Justices granted transfer late last week in Floyd Tewell v. State of Indiana, No. 48A02-0701-PC-118, which comes after a Nov. 5, 2007, decision from the Court of Appeals that had affirmed a ruling from Madison Superior Judge Thomas Newman Jr.

The appeal stems from the court’s denial of Tewell’s petition for writ of habeas corpus, which the court had treated as a petition for post-conviction relief. Convicted of kidnapping and rape in the mid-1970s, Tewell had been sentenced to life imprisonment on the kidnapping conviction plus 20 years for the rape conviction. The parole board turned over the life sentence to 20 years in 1989 and he later earned parole in 1994. But a few years later, Tewell was arrested on drug charges and sentenced, and the parole board reinstated his life sentence.

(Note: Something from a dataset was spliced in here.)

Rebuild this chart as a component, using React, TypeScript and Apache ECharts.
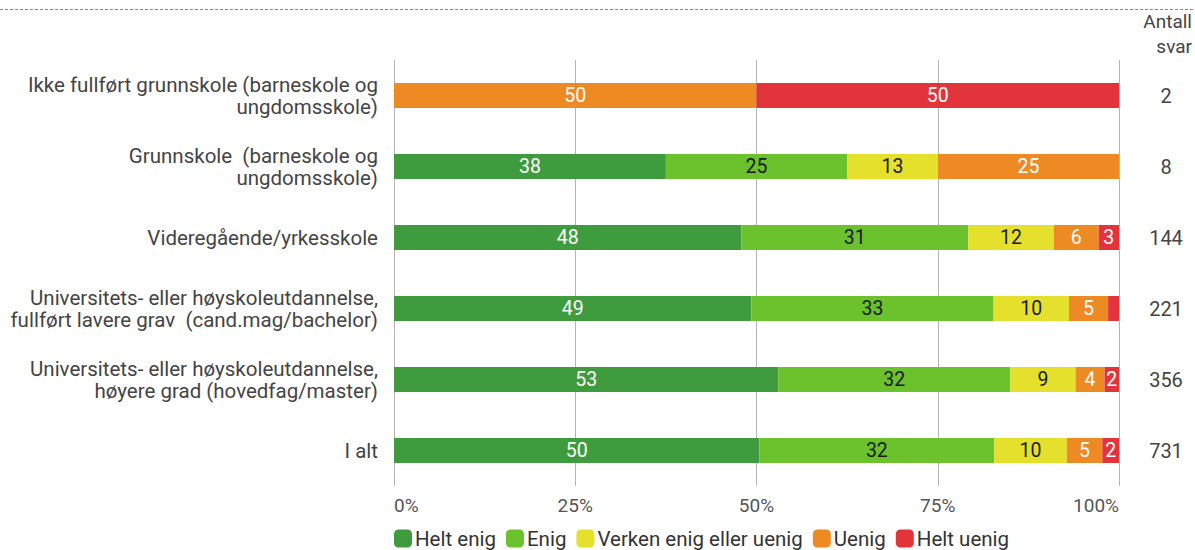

Tewell filed a writ of habeas corpus in 2006, but the post-conviction court treated it as a PCR request and denied relief, granting the state’s motion for summary disposition. He appealed on grounds that the court wrongly considered the petition as a request for post-conviction relief and also that the court wrongly found the parole board didn’t discharge him from a life sentence.

The Court of Appeals agreed with the lower court, relying on a 2001 ruling in which it wrote that the purpose of the writ of habeas corpus is to bring the person in custody before the court for inquiry into the cause of restraint “only if he is entitled to an immediate release from an unlawful custody.”

Appellate judges also determined that the life sentence wasn’t discharged because Tewell hadn’t been released on parole for his life sentence before turning it over to 20 years.